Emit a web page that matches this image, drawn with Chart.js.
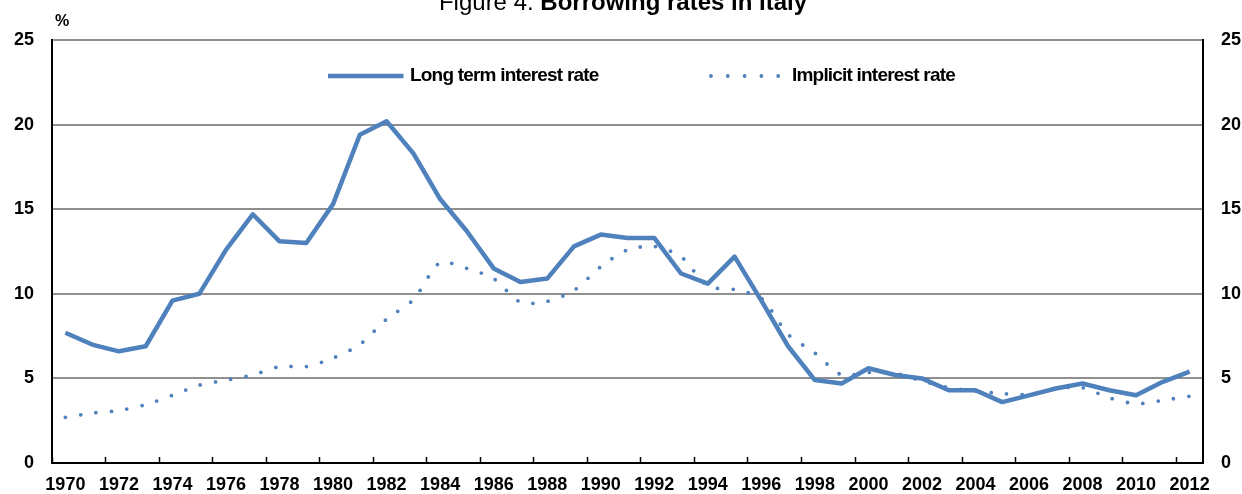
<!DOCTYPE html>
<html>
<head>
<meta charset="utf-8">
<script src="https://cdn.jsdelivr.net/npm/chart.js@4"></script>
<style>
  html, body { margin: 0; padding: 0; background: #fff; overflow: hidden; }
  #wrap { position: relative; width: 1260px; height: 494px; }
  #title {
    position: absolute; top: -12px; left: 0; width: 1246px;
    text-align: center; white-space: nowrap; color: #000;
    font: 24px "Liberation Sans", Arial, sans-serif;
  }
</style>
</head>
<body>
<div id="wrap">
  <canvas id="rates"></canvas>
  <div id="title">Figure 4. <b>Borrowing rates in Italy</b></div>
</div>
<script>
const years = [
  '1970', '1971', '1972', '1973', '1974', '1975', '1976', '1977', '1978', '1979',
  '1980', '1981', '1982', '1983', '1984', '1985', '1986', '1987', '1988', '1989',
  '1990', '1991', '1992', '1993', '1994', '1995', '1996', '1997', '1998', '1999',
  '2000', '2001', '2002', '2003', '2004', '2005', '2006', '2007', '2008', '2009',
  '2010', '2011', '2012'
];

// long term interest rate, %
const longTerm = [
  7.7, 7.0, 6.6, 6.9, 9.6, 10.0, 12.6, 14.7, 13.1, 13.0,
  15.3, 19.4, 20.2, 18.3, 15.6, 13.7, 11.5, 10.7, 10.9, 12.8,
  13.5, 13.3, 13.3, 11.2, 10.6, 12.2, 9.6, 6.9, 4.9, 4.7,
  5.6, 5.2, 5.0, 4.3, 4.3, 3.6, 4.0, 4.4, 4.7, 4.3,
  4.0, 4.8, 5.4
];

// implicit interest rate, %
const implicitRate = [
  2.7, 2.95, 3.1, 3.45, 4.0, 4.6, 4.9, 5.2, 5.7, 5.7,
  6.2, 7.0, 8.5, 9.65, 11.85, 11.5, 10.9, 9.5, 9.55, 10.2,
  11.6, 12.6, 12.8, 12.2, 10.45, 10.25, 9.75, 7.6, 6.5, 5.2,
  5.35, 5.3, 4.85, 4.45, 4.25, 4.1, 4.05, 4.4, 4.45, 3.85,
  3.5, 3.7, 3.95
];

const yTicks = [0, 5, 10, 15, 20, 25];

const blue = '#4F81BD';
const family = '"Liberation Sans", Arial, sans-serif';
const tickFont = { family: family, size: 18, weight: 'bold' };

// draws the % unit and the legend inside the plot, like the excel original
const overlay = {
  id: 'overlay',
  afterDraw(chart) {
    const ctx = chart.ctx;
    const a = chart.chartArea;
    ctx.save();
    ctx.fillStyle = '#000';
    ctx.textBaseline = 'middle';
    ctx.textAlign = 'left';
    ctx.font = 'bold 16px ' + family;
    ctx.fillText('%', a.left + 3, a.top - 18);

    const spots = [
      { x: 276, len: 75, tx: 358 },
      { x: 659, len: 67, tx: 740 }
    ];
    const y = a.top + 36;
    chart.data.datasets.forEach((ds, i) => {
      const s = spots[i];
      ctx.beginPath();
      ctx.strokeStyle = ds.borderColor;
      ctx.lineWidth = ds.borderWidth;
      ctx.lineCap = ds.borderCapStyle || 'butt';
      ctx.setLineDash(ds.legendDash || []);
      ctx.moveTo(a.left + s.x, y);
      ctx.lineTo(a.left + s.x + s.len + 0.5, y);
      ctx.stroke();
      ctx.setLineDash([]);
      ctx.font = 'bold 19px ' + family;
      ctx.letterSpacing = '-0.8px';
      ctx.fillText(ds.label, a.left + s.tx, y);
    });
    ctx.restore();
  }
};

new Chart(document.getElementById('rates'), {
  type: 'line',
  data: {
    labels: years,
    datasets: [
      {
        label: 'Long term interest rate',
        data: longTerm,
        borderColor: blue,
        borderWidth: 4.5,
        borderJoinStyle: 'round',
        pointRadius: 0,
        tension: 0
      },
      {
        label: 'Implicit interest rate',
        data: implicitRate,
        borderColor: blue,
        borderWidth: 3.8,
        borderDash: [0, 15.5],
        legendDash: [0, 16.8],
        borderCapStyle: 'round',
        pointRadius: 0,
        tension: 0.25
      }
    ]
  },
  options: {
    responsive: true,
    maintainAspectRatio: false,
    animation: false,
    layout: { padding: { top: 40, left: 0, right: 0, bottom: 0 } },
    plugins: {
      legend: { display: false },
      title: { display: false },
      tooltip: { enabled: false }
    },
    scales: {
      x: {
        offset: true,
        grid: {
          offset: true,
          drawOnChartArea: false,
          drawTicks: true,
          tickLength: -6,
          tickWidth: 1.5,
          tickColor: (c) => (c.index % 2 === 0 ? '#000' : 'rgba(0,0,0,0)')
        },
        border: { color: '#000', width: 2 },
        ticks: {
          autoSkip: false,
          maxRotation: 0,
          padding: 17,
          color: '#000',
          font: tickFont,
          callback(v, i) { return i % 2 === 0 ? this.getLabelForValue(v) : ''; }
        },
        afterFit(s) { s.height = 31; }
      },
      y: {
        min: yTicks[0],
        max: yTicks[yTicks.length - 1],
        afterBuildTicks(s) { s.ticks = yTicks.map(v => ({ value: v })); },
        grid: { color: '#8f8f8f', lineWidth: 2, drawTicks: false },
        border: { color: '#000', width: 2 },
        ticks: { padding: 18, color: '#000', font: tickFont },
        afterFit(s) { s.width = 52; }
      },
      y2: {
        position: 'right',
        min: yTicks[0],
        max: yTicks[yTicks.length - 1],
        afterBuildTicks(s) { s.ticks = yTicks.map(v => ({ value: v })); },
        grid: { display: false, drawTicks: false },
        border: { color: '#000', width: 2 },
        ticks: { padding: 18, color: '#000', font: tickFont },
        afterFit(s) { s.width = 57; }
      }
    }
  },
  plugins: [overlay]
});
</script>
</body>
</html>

● ● ● ● ●

Required task:
Omitting all images, print the listing exactly.

Exercise solution:
Emit a web page that matches this image, drawn with Chart.js.
<!DOCTYPE html>
<html>
<head>
<meta charset="utf-8">
<script src="https://cdn.jsdelivr.net/npm/chart.js@4"></script>
<style>
  html, body { margin: 0; padding: 0; background: #fff; overflow: hidden; }
  #wrap { position: relative; width: 1260px; height: 494px; }
  #title {
    position: absolute; top: -12px; left: 0; width: 1246px;
    text-align: center; white-space: nowrap; color: #000;
    font: 24px "Liberation Sans", Arial, sans-serif;
  }
</style>
</head>
<body>
<div id="wrap">
  <canvas id="rates"></canvas>
  <div id="title">Figure 4. <b>Borrowing rates in Italy</b></div>
</div>
<script>
const years = [
  '1970', '1971', '1972', '1973', '1974', '1975', '1976', '1977', '1978', '1979',
  '1980', '1981', '1982', '1983', '1984', '1985', '1986', '1987', '1988', '1989',
  '1990', '1991', '1992', '1993', '1994', '1995', '1996', '1997', '1998', '1999',
  '2000', '2001', '2002', '2003', '2004', '2005', '2006', '2007', '2008', '2009',
  '2010', '2011', '2012'
];

// long term interest rate, %
const longTerm = [
  7.7, 7.0, 6.6, 6.9, 9.6, 10.0, 12.6, 14.7, 13.1, 13.0,
  15.3, 19.4, 20.2, 18.3, 15.6, 13.7, 11.5, 10.7, 10.9, 12.8,
  13.5, 13.3, 13.3, 11.2, 10.6, 12.2, 9.6, 6.9, 4.9, 4.7,
  5.6, 5.2, 5.0, 4.3, 4.3, 3.6, 4.0, 4.4, 4.7, 4.3,
  4.0, 4.8, 5.4
];

// implicit interest rate, %
const implicitRate = [
  2.7, 2.95, 3.1, 3.45, 4.0, 4.6, 4.9, 5.2, 5.7, 5.7,
  6.2, 7.0, 8.5, 9.65, 11.85, 11.5, 10.9, 9.5, 9.55, 10.2,
  11.6, 12.6, 12.8, 12.2, 10.45, 10.25, 9.75, 7.6, 6.5, 5.2,
  5.35, 5.3, 4.85, 4.45, 4.25, 4.1, 4.05, 4.4, 4.45, 3.85,
  3.5, 3.7, 3.95
];

const yTicks = [0, 5, 10, 15, 20, 25];

const blue = '#4F81BD';
const family = '"Liberation Sans", Arial, sans-serif';
const tickFont = { family: family, size: 18, weight: 'bold' };

// draws the % unit and the legend inside the plot, like the excel original
const overlay = {
  id: 'overlay',
  afterDraw(chart) {
    const ctx = chart.ctx;
    const a = chart.chartArea;
    ctx.save();
    ctx.fillStyle = '#000';
    ctx.textBaseline = 'middle';
    ctx.textAlign = 'left';
    ctx.font = 'bold 16px ' + family;
    ctx.fillText('%', a.left + 3, a.top - 18);

    const spots = [
      { x: 276, len: 75, tx: 358 },
      { x: 659, len: 67, tx: 740 }
    ];
    const y = a.top + 36;
    chart.data.datasets.forEach((ds, i) => {
      const s = spots[i];
      ctx.beginPath();
      ctx.strokeStyle = ds.borderColor;
      ctx.lineWidth = ds.borderWidth;
      ctx.lineCap = ds.borderCapStyle || 'butt';
      ctx.setLineDash(ds.legendDash || []);
      ctx.moveTo(a.left + s.x, y);
      ctx.lineTo(a.left + s.x + s.len + 0.5, y);
      ctx.stroke();
      ctx.setLineDash([]);
      ctx.font = 'bold 19px ' + family;
      ctx.letterSpacing = '-0.8px';
      ctx.fillText(ds.label, a.left + s.tx, y);
    });
    ctx.restore();
  }
};

new Chart(document.getElementById('rates'), {
  type: 'line',
  data: {
    labels: years,
    datasets: [
      {
        label: 'Long term interest rate',
        data: longTerm,
        borderColor: blue,
        borderWidth: 4.5,
        borderJoinStyle: 'round',
        pointRadius: 0,
        tension: 0
      },
      {
        label: 'Implicit interest rate',
        data: implicitRate,
        borderColor: blue,
        borderWidth: 3.8,
        borderDash: [0, 15.5],
        legendDash: [0, 16.8],
        borderCapStyle: 'round',
        pointRadius: 0,
        tension: 0.25
      }
    ]
  },
  options: {
    responsive: true,
    maintainAspectRatio: false,
    animation: false,
    layout: { padding: { top: 40, left: 0, right: 0, bottom: 0 } },
    plugins: {
      legend: { display: false },
      title: { display: false },
      tooltip: { enabled: false }
    },
    scales: {
      x: {
        offset: true,
        grid: {
          offset: true,
          drawOnChartArea: false,
          drawTicks: true,
          tickLength: -6,
          tickWidth: 1.5,
          tickColor: (c) => (c.index % 2 === 0 ? '#000' : 'rgba(0,0,0,0)')
        },
        border: { color: '#000', width: 2 },
        ticks: {
          autoSkip: false,
          maxRotation: 0,
          padding: 17,
          color: '#000',
          font: tickFont,
          callback(v, i) { return i % 2 === 0 ? this.getLabelForValue(v) : ''; }
        },
        afterFit(s) { s.height = 31; }
      },
      y: {
        min: yTicks[0],
        max: yTicks[yTicks.length - 1],
        afterBuildTicks(s) { s.ticks = yTicks.map(v => ({ value: v })); },
        grid: { color: '#8f8f8f', lineWidth: 2, drawTicks: false },
        border: { color: '#000', width: 2 },
        ticks: { padding: 18, color: '#000', font: tickFont },
        afterFit(s) { s.width = 52; }
      },
      y2: {
        position: 'right',
        min: yTicks[0],
        max: yTicks[yTicks.length - 1],
        afterBuildTicks(s) { s.ticks = yTicks.map(v => ({ value: v })); },
        grid: { display: false, drawTicks: false },
        border: { color: '#000', width: 2 },
        ticks: { padding: 18, color: '#000', font: tickFont },
        afterFit(s) { s.width = 57; }
      }
    }
  },
  plugins: [overlay]
});
</script>
</body>
</html>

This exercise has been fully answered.